Attention

This document was written for an unsupported version of Plone, Plone 2.1.x, and was last updated 863 days ago.

For more information, see the version support policy.

To learn how to upgrade to the current version of Plone, read the upgrade manual.

Transforms

by Martin Aspeli last modified Jan 10, 2010 09:12 PM
Working with PortalTransforms' portal_transforms tool to register new transforms, and writing tests for transforms.

Transforms are registered for one or more input MIME types, and a single output MIME type. Once registered, 'portal_transforms' will be able to use the available transforms to convert between two MIME types.

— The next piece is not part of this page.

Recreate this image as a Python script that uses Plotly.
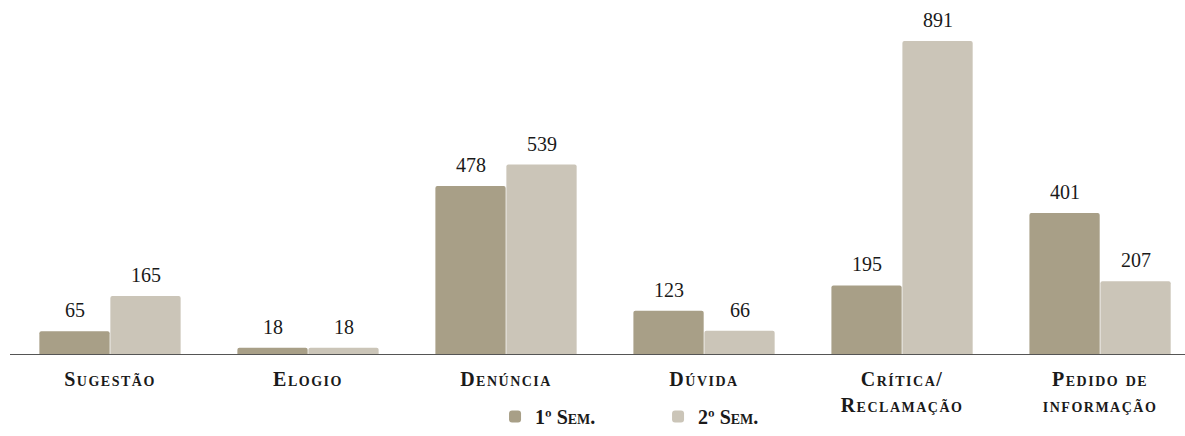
import plotly.graph_objects as go

categories = ["Sugestão", "Elogio", "Denúncia", "Dúvida", "Crítica/<br>Reclamação", "Pedido de<br>informação"]
sem1 = [65, 18, 478, 123, 195, 401]
sem2 = [165, 18, 539, 66, 891, 207]
series_names = ["1º Sem.", "2º Sem."]
colors = ["#a89f87", "#cbc5b8"]

x_idx = list(range(len(categories)))
serif = "Liberation Serif"
label_font = dict(family=serif, size=20, color="#1a1a1a", weight="bold", variant="small-caps")

fig = go.Figure()
for name, vals, col in zip(series_names, [sem1, sem2], colors):
    fig.add_trace(go.Bar(
        x=x_idx, y=vals, name=name,
        marker=dict(color=col, line=dict(width=0), cornerradius=2),
        hoverinfo="skip",
    ))

# value labels above each bar
half = 35.5
for vals, shift in [(sem1, -half), (sem2, half)]:
    for i, v in zip(x_idx, vals):
        fig.add_annotation(
            x=i, y=v, text=str(v), showarrow=False,
            xshift=shift, yshift=8, yanchor="bottom",
            font=dict(family=serif, size=20, color="#1a1a1a"),
        )

fig.update_layout(
    width=1185, height=436,
    margin=dict(l=10, r=0, t=10, b=82, autoexpand=False),
    paper_bgcolor="white", plot_bgcolor="white",
    barmode="group", bargap=0.283, bargroupgap=0.01,
    showlegend=True,
    legend=dict(
        orientation="h", xref="paper", x=0.4128, xanchor="left",
        yref="container", y=-0.0138, yanchor="bottom",
        font=label_font, itemwidth=30, traceorder="normal", entrywidth=118,
        bgcolor="rgba(0,0,0,0)",
    ),
    xaxis=dict(
        tickmode="array", tickvals=x_idx, ticktext=categories,
        range=[-0.505, 5.429], showgrid=False, zeroline=False,
        showline=True, linecolor="#555555", linewidth=1.2,
        ticks="", ticklabelstandoff=7, automargin=False,
        tickfont=label_font,
    ),
    yaxis=dict(range=[0, 979], visible=False, showgrid=False, zeroline=False, automargin=False),
)

# spaced-out lettering for the category labels
spacing_js = (
    "var gd=document.getElementById('{plot_id}');"
    "gd.querySelectorAll('.xtick text').forEach(function(t){"
    "t.style.letterSpacing='1.5px';});"
)

fig.write_html("out.html", post_script=spacing_js)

The 'intelligenttext' transforms are found in 'intelligenttext/transforms'. The structure of this directory should follow the convention that each transform is in its own module (i.e. its own .py file), each of which should contain a class implementing the 'itransform' interface and a 'register()' function that returns a new instance of the transform itself. The '__init__.py' file in the 'transforms' module (directory) should be able to register the available types. As before, we will use 'Extensions/Install.py' to register the types at install time manually.

First of all, '__init__.py' contains the following code:

from Products.PortalTransforms.libtransforms.utils import MissingBinary
modules = [
    'web_intelligent_plain_text_to_html',
    'html_to_web_intelligent_plain_text',
    ]

g = globals()
transforms = []
for m in modules:
    try:
        ns = __import__(m, g, g, None)
        transforms.append(ns.register())
    except ImportError, e:
        print "Problem importing module %s : %s" % (m, e)
    except MissingBinary, e:
        print e
    except:
        import traceback
        traceback.print_exc()

def initialize(engine):
    for transform in transforms:
        engine.registerTransform(transform)

All of this is boilerplate, except for the list of 'modules'. These are the names of the python modules under 'transforms/'.

Each transform module contains a transform class and a 'register()' function. The module 'intelligenttext/web_intelligent_plain_text_to_html.py' contains the following:

from Products.PortalTransforms.interfaces import itransform
from htmlentitydefs import entitydefs
import re

class WebIntelligentPlainTextToHtml:
    """Transform which replaces urls and email into hyperlinks"""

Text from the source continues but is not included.